**What needs to be done:** Leave out the images and repeat the listing below without a single change.

**Dataset extract:**
+ + + + +

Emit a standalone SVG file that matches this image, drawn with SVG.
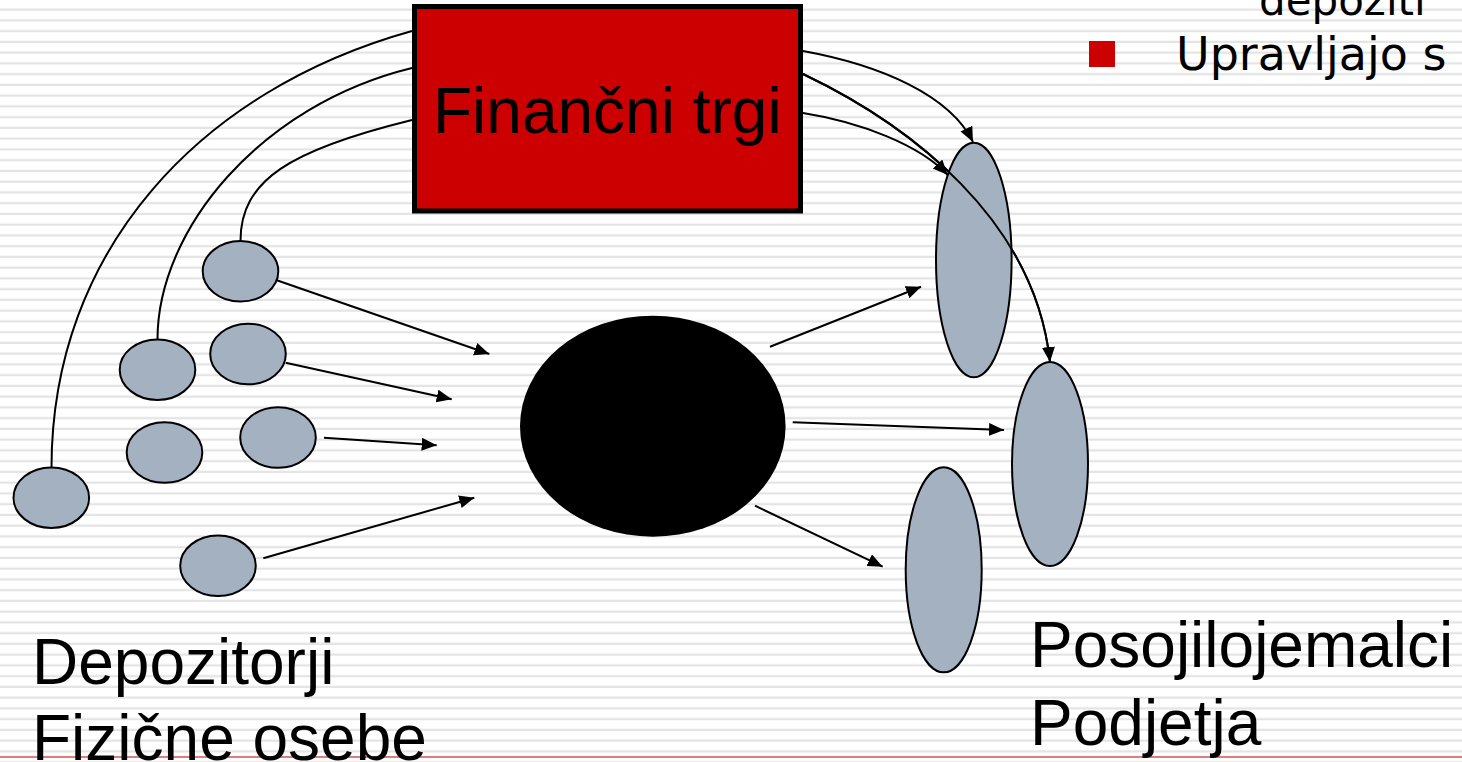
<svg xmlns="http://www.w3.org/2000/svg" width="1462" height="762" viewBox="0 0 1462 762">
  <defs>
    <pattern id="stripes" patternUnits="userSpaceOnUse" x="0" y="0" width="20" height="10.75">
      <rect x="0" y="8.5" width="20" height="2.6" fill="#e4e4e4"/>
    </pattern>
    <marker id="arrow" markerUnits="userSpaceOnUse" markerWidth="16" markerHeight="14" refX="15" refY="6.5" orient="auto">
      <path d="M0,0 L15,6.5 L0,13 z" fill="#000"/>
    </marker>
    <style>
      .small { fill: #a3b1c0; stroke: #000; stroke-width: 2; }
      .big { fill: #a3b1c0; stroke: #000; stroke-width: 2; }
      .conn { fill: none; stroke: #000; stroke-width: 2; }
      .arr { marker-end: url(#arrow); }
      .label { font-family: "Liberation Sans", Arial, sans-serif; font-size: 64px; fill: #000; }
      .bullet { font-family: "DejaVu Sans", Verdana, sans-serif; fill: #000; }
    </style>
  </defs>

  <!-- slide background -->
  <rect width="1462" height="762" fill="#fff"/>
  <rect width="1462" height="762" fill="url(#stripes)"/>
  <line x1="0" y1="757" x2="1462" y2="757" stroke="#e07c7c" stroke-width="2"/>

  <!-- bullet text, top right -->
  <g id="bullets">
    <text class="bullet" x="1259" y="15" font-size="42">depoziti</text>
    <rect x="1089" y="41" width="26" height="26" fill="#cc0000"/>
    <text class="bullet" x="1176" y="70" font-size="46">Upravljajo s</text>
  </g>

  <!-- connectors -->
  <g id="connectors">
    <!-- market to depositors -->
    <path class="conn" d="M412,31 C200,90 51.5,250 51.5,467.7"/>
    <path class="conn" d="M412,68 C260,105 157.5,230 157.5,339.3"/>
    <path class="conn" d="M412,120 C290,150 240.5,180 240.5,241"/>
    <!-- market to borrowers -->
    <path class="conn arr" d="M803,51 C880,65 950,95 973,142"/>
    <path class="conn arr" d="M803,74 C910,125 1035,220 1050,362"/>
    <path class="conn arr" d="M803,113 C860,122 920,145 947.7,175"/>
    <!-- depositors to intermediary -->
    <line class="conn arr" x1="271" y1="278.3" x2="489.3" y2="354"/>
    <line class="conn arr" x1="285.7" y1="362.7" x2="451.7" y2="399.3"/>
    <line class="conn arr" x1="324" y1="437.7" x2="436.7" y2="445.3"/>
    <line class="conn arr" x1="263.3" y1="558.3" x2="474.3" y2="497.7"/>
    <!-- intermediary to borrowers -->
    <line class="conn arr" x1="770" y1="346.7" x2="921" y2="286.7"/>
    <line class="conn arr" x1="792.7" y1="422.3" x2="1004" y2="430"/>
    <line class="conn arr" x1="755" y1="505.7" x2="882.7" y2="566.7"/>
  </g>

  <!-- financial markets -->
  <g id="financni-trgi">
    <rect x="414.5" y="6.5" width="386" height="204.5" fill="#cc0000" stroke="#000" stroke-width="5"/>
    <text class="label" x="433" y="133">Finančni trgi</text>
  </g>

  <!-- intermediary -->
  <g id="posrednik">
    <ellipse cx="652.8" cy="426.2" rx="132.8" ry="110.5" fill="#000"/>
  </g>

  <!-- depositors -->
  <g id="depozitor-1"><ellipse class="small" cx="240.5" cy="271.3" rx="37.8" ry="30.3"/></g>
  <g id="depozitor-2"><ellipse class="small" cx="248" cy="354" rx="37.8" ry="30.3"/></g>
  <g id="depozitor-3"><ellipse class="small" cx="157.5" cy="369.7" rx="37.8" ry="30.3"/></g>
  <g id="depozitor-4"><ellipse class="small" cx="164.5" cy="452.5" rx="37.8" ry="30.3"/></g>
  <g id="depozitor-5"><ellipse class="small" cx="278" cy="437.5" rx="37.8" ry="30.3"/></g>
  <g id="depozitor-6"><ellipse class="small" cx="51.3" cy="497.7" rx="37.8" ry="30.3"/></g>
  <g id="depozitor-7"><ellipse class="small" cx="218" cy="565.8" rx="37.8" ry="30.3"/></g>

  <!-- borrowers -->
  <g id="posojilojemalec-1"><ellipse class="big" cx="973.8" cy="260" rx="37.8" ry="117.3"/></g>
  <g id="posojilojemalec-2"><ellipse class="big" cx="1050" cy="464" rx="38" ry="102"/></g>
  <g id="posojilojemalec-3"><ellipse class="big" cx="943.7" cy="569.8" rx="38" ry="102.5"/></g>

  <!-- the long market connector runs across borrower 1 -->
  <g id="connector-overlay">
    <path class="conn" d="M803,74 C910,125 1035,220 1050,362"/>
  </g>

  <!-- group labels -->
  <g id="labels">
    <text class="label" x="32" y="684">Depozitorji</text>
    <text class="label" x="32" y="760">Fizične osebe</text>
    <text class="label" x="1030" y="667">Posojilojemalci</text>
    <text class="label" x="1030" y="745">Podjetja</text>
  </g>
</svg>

+ + + + +

**Result of the task:**
Emit a standalone SVG file that matches this image, drawn with SVG.
<svg xmlns="http://www.w3.org/2000/svg" width="1462" height="762" viewBox="0 0 1462 762">
  <defs>
    <pattern id="stripes" patternUnits="userSpaceOnUse" x="0" y="0" width="20" height="10.75">
      <rect x="0" y="8.5" width="20" height="2.6" fill="#e4e4e4"/>
    </pattern>
    <marker id="arrow" markerUnits="userSpaceOnUse" markerWidth="16" markerHeight="14" refX="15" refY="6.5" orient="auto">
      <path d="M0,0 L15,6.5 L0,13 z" fill="#000"/>
    </marker>
    <style>
      .small { fill: #a3b1c0; stroke: #000; stroke-width: 2; }
      .big { fill: #a3b1c0; stroke: #000; stroke-width: 2; }
      .conn { fill: none; stroke: #000; stroke-width: 2; }
      .arr { marker-end: url(#arrow); }
      .label { font-family: "Liberation Sans", Arial, sans-serif; font-size: 64px; fill: #000; }
      .bullet { font-family: "DejaVu Sans", Verdana, sans-serif; fill: #000; }
    </style>
  </defs>

  <!-- slide background -->
  <rect width="1462" height="762" fill="#fff"/>
  <rect width="1462" height="762" fill="url(#stripes)"/>
  <line x1="0" y1="757" x2="1462" y2="757" stroke="#e07c7c" stroke-width="2"/>

  <!-- bullet text, top right -->
  <g id="bullets">
    <text class="bullet" x="1259" y="15" font-size="42">depoziti</text>
    <rect x="1089" y="41" width="26" height="26" fill="#cc0000"/>
    <text class="bullet" x="1176" y="70" font-size="46">Upravljajo s</text>
  </g>

  <!-- connectors -->
  <g id="connectors">
    <!-- market to depositors -->
    <path class="conn" d="M412,31 C200,90 51.5,250 51.5,467.7"/>
    <path class="conn" d="M412,68 C260,105 157.5,230 157.5,339.3"/>
    <path class="conn" d="M412,120 C290,150 240.5,180 240.5,241"/>
    <!-- market to borrowers -->
    <path class="conn arr" d="M803,51 C880,65 950,95 973,142"/>
    <path class="conn arr" d="M803,74 C910,125 1035,220 1050,362"/>
    <path class="conn arr" d="M803,113 C860,122 920,145 947.7,175"/>
    <!-- depositors to intermediary -->
    <line class="conn arr" x1="271" y1="278.3" x2="489.3" y2="354"/>
    <line class="conn arr" x1="285.7" y1="362.7" x2="451.7" y2="399.3"/>
    <line class="conn arr" x1="324" y1="437.7" x2="436.7" y2="445.3"/>
    <line class="conn arr" x1="263.3" y1="558.3" x2="474.3" y2="497.7"/>
    <!-- intermediary to borrowers -->
    <line class="conn arr" x1="770" y1="346.7" x2="921" y2="286.7"/>
    <line class="conn arr" x1="792.7" y1="422.3" x2="1004" y2="430"/>
    <line class="conn arr" x1="755" y1="505.7" x2="882.7" y2="566.7"/>
  </g>

  <!-- financial markets -->
  <g id="financni-trgi">
    <rect x="414.5" y="6.5" width="386" height="204.5" fill="#cc0000" stroke="#000" stroke-width="5"/>
    <text class="label" x="433" y="133">Finančni trgi</text>
  </g>

  <!-- intermediary -->
  <g id="posrednik">
    <ellipse cx="652.8" cy="426.2" rx="132.8" ry="110.5" fill="#000"/>
  </g>

  <!-- depositors -->
  <g id="depozitor-1"><ellipse class="small" cx="240.5" cy="271.3" rx="37.8" ry="30.3"/></g>
  <g id="depozitor-2"><ellipse class="small" cx="248" cy="354" rx="37.8" ry="30.3"/></g>
  <g id="depozitor-3"><ellipse class="small" cx="157.5" cy="369.7" rx="37.8" ry="30.3"/></g>
  <g id="depozitor-4"><ellipse class="small" cx="164.5" cy="452.5" rx="37.8" ry="30.3"/></g>
  <g id="depozitor-5"><ellipse class="small" cx="278" cy="437.5" rx="37.8" ry="30.3"/></g>
  <g id="depozitor-6"><ellipse class="small" cx="51.3" cy="497.7" rx="37.8" ry="30.3"/></g>
  <g id="depozitor-7"><ellipse class="small" cx="218" cy="565.8" rx="37.8" ry="30.3"/></g>

  <!-- borrowers -->
  <g id="posojilojemalec-1"><ellipse class="big" cx="973.8" cy="260" rx="37.8" ry="117.3"/></g>
  <g id="posojilojemalec-2"><ellipse class="big" cx="1050" cy="464" rx="38" ry="102"/></g>
  <g id="posojilojemalec-3"><ellipse class="big" cx="943.7" cy="569.8" rx="38" ry="102.5"/></g>

  <!-- the long market connector runs across borrower 1 -->
  <g id="connector-overlay">
    <path class="conn" d="M803,74 C910,125 1035,220 1050,362"/>
  </g>

  <!-- group labels -->
  <g id="labels">
    <text class="label" x="32" y="684">Depozitorji</text>
    <text class="label" x="32" y="760">Fizične osebe</text>
    <text class="label" x="1030" y="667">Posojilojemalci</text>
    <text class="label" x="1030" y="745">Podjetja</text>
  </g>
</svg>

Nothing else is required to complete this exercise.